§ SOURCE DATA:
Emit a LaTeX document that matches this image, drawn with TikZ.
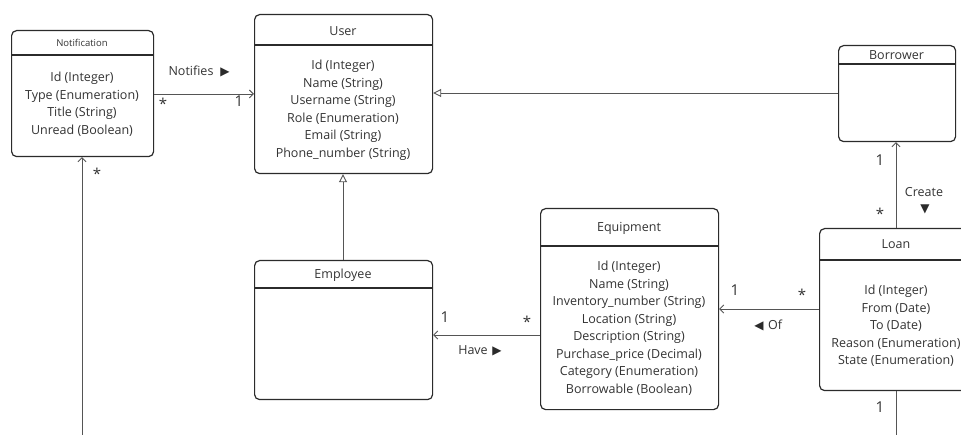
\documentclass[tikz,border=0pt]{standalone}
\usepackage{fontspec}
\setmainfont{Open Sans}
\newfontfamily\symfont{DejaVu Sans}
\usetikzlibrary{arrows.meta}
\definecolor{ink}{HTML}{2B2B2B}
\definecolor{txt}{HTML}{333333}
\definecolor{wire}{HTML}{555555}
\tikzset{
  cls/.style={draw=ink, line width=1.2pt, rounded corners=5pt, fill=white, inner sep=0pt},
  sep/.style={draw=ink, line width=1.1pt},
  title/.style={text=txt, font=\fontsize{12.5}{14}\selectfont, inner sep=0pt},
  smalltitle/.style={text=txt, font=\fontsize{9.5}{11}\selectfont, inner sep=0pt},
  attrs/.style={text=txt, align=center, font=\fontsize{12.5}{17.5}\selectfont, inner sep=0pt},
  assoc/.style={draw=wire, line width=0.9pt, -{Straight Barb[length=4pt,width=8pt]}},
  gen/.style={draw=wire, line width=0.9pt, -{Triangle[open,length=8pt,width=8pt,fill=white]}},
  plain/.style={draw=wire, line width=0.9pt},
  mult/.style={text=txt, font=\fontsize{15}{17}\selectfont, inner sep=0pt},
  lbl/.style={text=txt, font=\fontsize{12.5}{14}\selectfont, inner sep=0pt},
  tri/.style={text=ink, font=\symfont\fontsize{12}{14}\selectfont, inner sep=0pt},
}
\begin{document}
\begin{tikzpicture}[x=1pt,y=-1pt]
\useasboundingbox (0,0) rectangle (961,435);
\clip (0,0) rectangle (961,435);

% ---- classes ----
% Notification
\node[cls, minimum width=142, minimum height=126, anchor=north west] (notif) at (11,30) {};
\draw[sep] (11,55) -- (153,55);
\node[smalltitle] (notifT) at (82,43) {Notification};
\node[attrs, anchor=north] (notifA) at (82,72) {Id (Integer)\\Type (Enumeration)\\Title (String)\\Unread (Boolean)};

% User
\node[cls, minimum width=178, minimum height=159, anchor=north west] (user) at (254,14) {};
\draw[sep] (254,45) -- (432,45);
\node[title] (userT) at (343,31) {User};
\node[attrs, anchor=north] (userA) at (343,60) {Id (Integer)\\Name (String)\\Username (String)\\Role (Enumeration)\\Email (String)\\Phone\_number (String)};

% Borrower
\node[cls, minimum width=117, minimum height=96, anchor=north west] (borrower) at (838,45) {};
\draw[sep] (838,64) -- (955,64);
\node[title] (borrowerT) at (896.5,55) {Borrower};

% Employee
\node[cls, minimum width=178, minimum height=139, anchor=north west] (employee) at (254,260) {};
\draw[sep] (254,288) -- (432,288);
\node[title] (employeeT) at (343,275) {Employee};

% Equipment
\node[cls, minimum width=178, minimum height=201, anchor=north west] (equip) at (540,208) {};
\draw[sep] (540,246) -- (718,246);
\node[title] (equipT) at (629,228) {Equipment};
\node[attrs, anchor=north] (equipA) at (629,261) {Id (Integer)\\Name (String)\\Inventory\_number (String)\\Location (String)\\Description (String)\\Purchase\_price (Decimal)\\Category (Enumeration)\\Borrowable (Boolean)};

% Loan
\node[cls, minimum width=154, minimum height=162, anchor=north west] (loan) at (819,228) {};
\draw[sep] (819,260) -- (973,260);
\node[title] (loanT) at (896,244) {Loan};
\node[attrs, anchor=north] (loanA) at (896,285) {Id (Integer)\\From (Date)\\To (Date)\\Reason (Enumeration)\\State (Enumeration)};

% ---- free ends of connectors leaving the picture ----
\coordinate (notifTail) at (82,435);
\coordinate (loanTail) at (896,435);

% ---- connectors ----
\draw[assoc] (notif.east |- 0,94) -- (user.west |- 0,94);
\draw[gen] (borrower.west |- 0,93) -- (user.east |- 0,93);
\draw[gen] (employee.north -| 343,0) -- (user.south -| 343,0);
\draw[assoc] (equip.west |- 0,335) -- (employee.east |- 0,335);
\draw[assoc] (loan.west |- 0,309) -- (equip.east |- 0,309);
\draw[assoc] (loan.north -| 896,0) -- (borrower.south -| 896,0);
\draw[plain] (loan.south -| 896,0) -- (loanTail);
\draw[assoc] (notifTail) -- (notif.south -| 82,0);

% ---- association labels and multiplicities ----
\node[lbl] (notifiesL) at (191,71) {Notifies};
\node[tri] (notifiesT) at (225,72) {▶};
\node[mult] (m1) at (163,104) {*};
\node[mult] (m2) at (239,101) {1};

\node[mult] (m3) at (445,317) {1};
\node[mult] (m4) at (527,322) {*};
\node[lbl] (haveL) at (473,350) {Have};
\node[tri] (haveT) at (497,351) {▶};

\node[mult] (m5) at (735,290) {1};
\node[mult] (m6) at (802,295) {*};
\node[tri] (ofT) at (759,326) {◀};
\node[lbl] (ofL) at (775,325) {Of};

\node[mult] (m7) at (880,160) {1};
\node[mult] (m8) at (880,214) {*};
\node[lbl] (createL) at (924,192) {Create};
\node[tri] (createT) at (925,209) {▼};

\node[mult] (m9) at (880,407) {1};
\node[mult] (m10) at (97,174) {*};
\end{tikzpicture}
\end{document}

§ EXERCISE TASK:
Repeat the data above exactly, but not the pictures.

§ RESPONSE TO THIS EXERCISE:
Emit a LaTeX document that matches this image, drawn with TikZ.
\documentclass[tikz,border=0pt]{standalone}
\usepackage{fontspec}
\setmainfont{Open Sans}
\newfontfamily\symfont{DejaVu Sans}
\usetikzlibrary{arrows.meta}
\definecolor{ink}{HTML}{2B2B2B}
\definecolor{txt}{HTML}{333333}
\definecolor{wire}{HTML}{555555}
\tikzset{
  cls/.style={draw=ink, line width=1.2pt, rounded corners=5pt, fill=white, inner sep=0pt},
  sep/.style={draw=ink, line width=1.1pt},
  title/.style={text=txt, font=\fontsize{12.5}{14}\selectfont, inner sep=0pt},
  smalltitle/.style={text=txt, font=\fontsize{9.5}{11}\selectfont, inner sep=0pt},
  attrs/.style={text=txt, align=center, font=\fontsize{12.5}{17.5}\selectfont, inner sep=0pt},
  assoc/.style={draw=wire, line width=0.9pt, -{Straight Barb[length=4pt,width=8pt]}},
  gen/.style={draw=wire, line width=0.9pt, -{Triangle[open,length=8pt,width=8pt,fill=white]}},
  plain/.style={draw=wire, line width=0.9pt},
  mult/.style={text=txt, font=\fontsize{15}{17}\selectfont, inner sep=0pt},
  lbl/.style={text=txt, font=\fontsize{12.5}{14}\selectfont, inner sep=0pt},
  tri/.style={text=ink, font=\symfont\fontsize{12}{14}\selectfont, inner sep=0pt},
}
\begin{document}
\begin{tikzpicture}[x=1pt,y=-1pt]
\useasboundingbox (0,0) rectangle (961,435);
\clip (0,0) rectangle (961,435);

% ---- classes ----
% Notification
\node[cls, minimum width=142, minimum height=126, anchor=north west] (notif) at (11,30) {};
\draw[sep] (11,55) -- (153,55);
\node[smalltitle] (notifT) at (82,43) {Notification};
\node[attrs, anchor=north] (notifA) at (82,72) {Id (Integer)\\Type (Enumeration)\\Title (String)\\Unread (Boolean)};

% User
\node[cls, minimum width=178, minimum height=159, anchor=north west] (user) at (254,14) {};
\draw[sep] (254,45) -- (432,45);
\node[title] (userT) at (343,31) {User};
\node[attrs, anchor=north] (userA) at (343,60) {Id (Integer)\\Name (String)\\Username (String)\\Role (Enumeration)\\Email (String)\\Phone\_number (String)};

% Borrower
\node[cls, minimum width=117, minimum height=96, anchor=north west] (borrower) at (838,45) {};
\draw[sep] (838,64) -- (955,64);
\node[title] (borrowerT) at (896.5,55) {Borrower};

% Employee
\node[cls, minimum width=178, minimum height=139, anchor=north west] (employee) at (254,260) {};
\draw[sep] (254,288) -- (432,288);
\node[title] (employeeT) at (343,275) {Employee};

% Equipment
\node[cls, minimum width=178, minimum height=201, anchor=north west] (equip) at (540,208) {};
\draw[sep] (540,246) -- (718,246);
\node[title] (equipT) at (629,228) {Equipment};
\node[attrs, anchor=north] (equipA) at (629,261) {Id (Integer)\\Name (String)\\Inventory\_number (String)\\Location (String)\\Description (String)\\Purchase\_price (Decimal)\\Category (Enumeration)\\Borrowable (Boolean)};

% Loan
\node[cls, minimum width=154, minimum height=162, anchor=north west] (loan) at (819,228) {};
\draw[sep] (819,260) -- (973,260);
\node[title] (loanT) at (896,244) {Loan};
\node[attrs, anchor=north] (loanA) at (896,285) {Id (Integer)\\From (Date)\\To (Date)\\Reason (Enumeration)\\State (Enumeration)};

% ---- free ends of connectors leaving the picture ----
\coordinate (notifTail) at (82,435);
\coordinate (loanTail) at (896,435);

% ---- connectors ----
\draw[assoc] (notif.east |- 0,94) -- (user.west |- 0,94);
\draw[gen] (borrower.west |- 0,93) -- (user.east |- 0,93);
\draw[gen] (employee.north -| 343,0) -- (user.south -| 343,0);
\draw[assoc] (equip.west |- 0,335) -- (employee.east |- 0,335);
\draw[assoc] (loan.west |- 0,309) -- (equip.east |- 0,309);
\draw[assoc] (loan.north -| 896,0) -- (borrower.south -| 896,0);
\draw[plain] (loan.south -| 896,0) -- (loanTail);
\draw[assoc] (notifTail) -- (notif.south -| 82,0);

% ---- association labels and multiplicities ----
\node[lbl] (notifiesL) at (191,71) {Notifies};
\node[tri] (notifiesT) at (225,72) {▶};
\node[mult] (m1) at (163,104) {*};
\node[mult] (m2) at (239,101) {1};

\node[mult] (m3) at (445,317) {1};
\node[mult] (m4) at (527,322) {*};
\node[lbl] (haveL) at (473,350) {Have};
\node[tri] (haveT) at (497,351) {▶};

\node[mult] (m5) at (735,290) {1};
\node[mult] (m6) at (802,295) {*};
\node[tri] (ofT) at (759,326) {◀};
\node[lbl] (ofL) at (775,325) {Of};

\node[mult] (m7) at (880,160) {1};
\node[mult] (m8) at (880,214) {*};
\node[lbl] (createL) at (924,192) {Create};
\node[tri] (createT) at (925,209) {▼};

\node[mult] (m9) at (880,407) {1};
\node[mult] (m10) at (97,174) {*};
\end{tikzpicture}
\end{document}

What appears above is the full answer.